What are the limitations?
INDIRECT is volatile, cannot pull from closed workbooks in desktop Excel, and offers no native bandwidth to external links over ODBC. Also, indirect ranges are not recognized by the formula auditing “Trace Dependents” tools.
How do I handle errors?
Wrap INDIRECT with IFERROR or IFNA:
=IFERROR(INDIRECT("'" & A2 & "'!" & B2),"Sheet or cell missing")
For array formulas, use IFERROR around the entire expression or supply the fourth argument in FILTER to display “No records.”
Does this work in older Excel versions?
Yes, INDIRECT dates back to Excel 97. Spill-array techniques (Example 3) require Microsoft 365 or Excel 2021+, but basic indirect references behave the same in all desktop versions. External workbook restrictions apply equally.
What about performance with large datasets?
Volatile functions recalculate every workbook change, so thousands of INDIRECT calls can slow big files. Mitigate by:
- Limiting range sizes.
- Using non-volatile alternatives where possible.
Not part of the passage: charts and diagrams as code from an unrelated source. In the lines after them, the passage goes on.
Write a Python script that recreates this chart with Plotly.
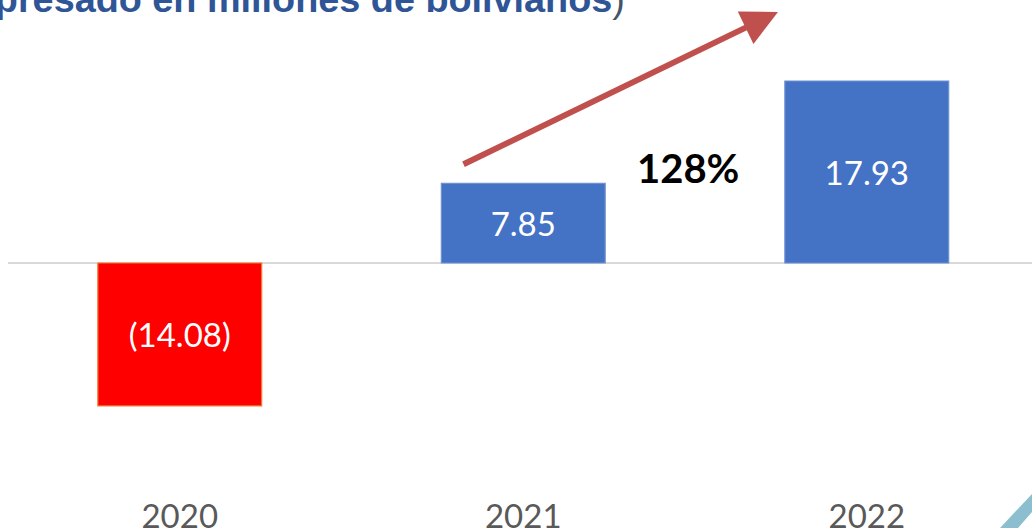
import plotly.graph_objects as go

# Data
years = ["2020", "2021", "2022"]
values = [-14.08, 7.85, 17.93]
labels = ["(14.08)", "7.85", "17.93"]
bar_colors = ["#FF0000", "#4472C4", "#4472C4"]
line_colors = ["#ED7D31", "#6F91D0", "#6F91D0"]
growth_label = "128%"

W, H = 1032, 528
L, T, B = 8, 0, 34
plot_w = W - L
plot_h = H - T - B


def px_x(px):
    """Pixel x -> paper x."""
    return (px - L) / plot_w


def px_y(py):
    """Pixel y -> paper y."""
    return 1 - (py - T) / plot_h


fig = go.Figure()
fig.add_trace(
    go.Bar(
        x=years,
        y=values,
        text=labels,
        textposition="inside",
        insidetextanchor="middle",
        textfont={"family": "Lato, sans-serif", "size": 33, "color": "white"},
        marker={"color": bar_colors, "line": {"color": line_colors, "width": 1.2}},
        width=0.477,
        hoverinfo="skip",
    )
)

# Title, mostly cut off at the top in the original
fig.add_annotation(
    xref="paper",
    yref="paper",
    x=px_x(627),
    y=px_y(22),
    xanchor="right",
    yanchor="bottom",
    text="<b>(Expresado en millones de bolivianos</b>"
    "<span style='color:#44546A'>)</span>",
    showarrow=False,
    font={"family": "Liberation Sans, Arial", "size": 37.8, "color": "#2F5597"},
)

# Growth arrow
fig.add_annotation(
    xref="paper",
    yref="paper",
    x=px_x(778),
    y=px_y(12),
    ax=462 - 778,
    ay=165 - 12,
    axref="pixel",
    ayref="pixel",
    text="",
    showarrow=True,
    arrowhead=2,
    arrowsize=1.2,
    arrowwidth=6,
    arrowcolor="#C0504D",
)

fig.add_annotation(
    xref="paper",
    yref="paper",
    x=px_x(688),
    y=px_y(168),
    text=f"<b>{growth_label}</b>",
    showarrow=False,
    font={"family": "Lato, sans-serif", "size": 40, "color": "black"},
)

# Decorative stripe in the bottom-right corner
fig.add_shape(
    type="path",
    xref="paper",
    yref="paper",
    path=(
        f"M {px_x(1000)} {px_y(528)} L {px_x(1032)} {px_y(494)} "
        f"L {px_x(1032)} {px_y(512)} L {px_x(1018)} {px_y(528)} Z"
    ),
    fillcolor="#8BBFCF",
    line={"width": 0},
    layer="above",
)

fig.update_layout(
    width=W,
    height=H,
    margin={"l": L, "r": 0, "t": T, "b": B},
    paper_bgcolor="white",
    plot_bgcolor="white",
    showlegend=False,
    bargap=0.5,
    xaxis={
        "type": "category",
        "range": [-0.5, 2.481],
        "automargin": False,
        "showgrid": False,
        "showline": False,
        "ticks": "",
        "tickfont": {"family": "Lato, sans-serif", "size": 33, "color": "#595959"},
    },
    yaxis={
        "range": [-22.76, 25.91],
        "automargin": False,
        "showgrid": False,
        "showticklabels": False,
        "zeroline": True,
        "zerolinecolor": "#D9D9D9",
        "zerolinewidth": 1.5,
    },
)

# drop the browser's default body margin so the figure sits at (0, 0)
fig.write_html(
    "out.html",
    config={"displayModeBar": False},
    post_script="document.body.style.margin = '0';",
)
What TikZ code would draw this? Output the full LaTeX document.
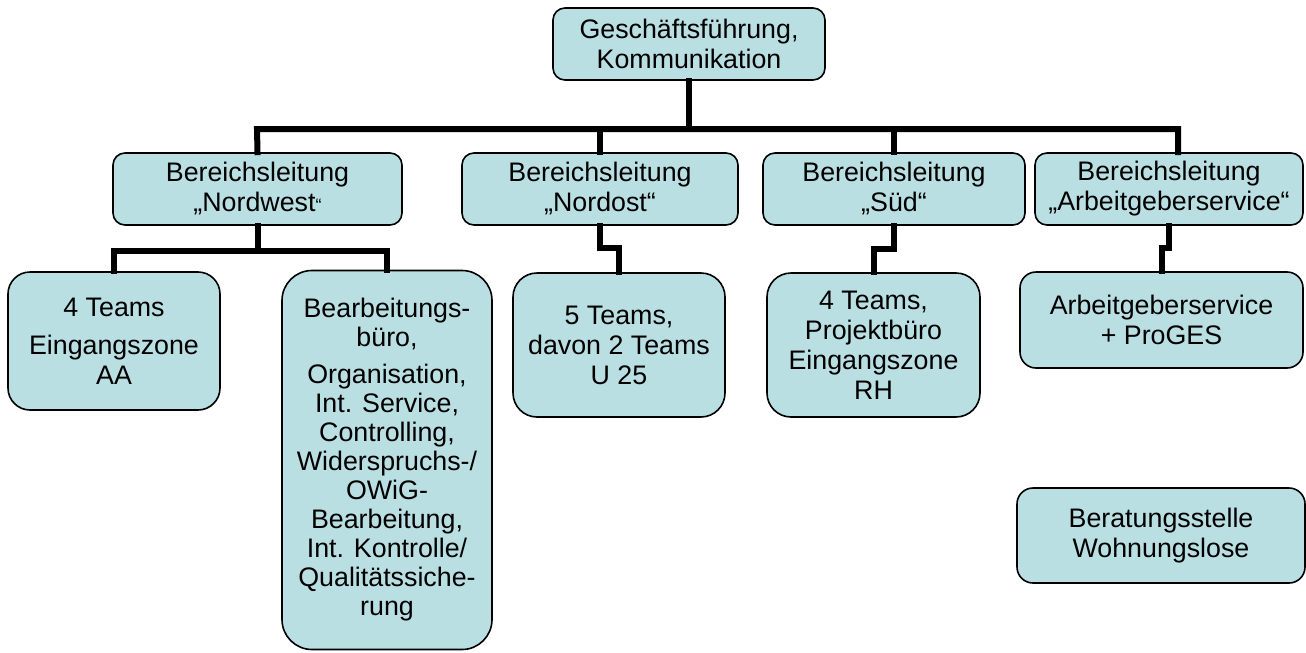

- Turning on manual calculation during heavy editing.
- Migrating consolidation logic to Power Query or pivot caches.
Conclusion
Dynamic worksheet references unlock interactive, user-friendly workbooks that adapt to new data without rewriting formulas. Mastering techniques like INDIRECT, CHOOSE, and 3D ranges positions you to build dashboards, budget models, and operational trackers that scale gracefully and update instantly. Practice with the step-by-step examples above, experiment with combining dynamic references and data validation, and explore Power Query for high-volume consolidation. The more you incorporate dynamic references into your daily workflow, the less time you will spend fixing broken links—and the more time you will have for real analysis.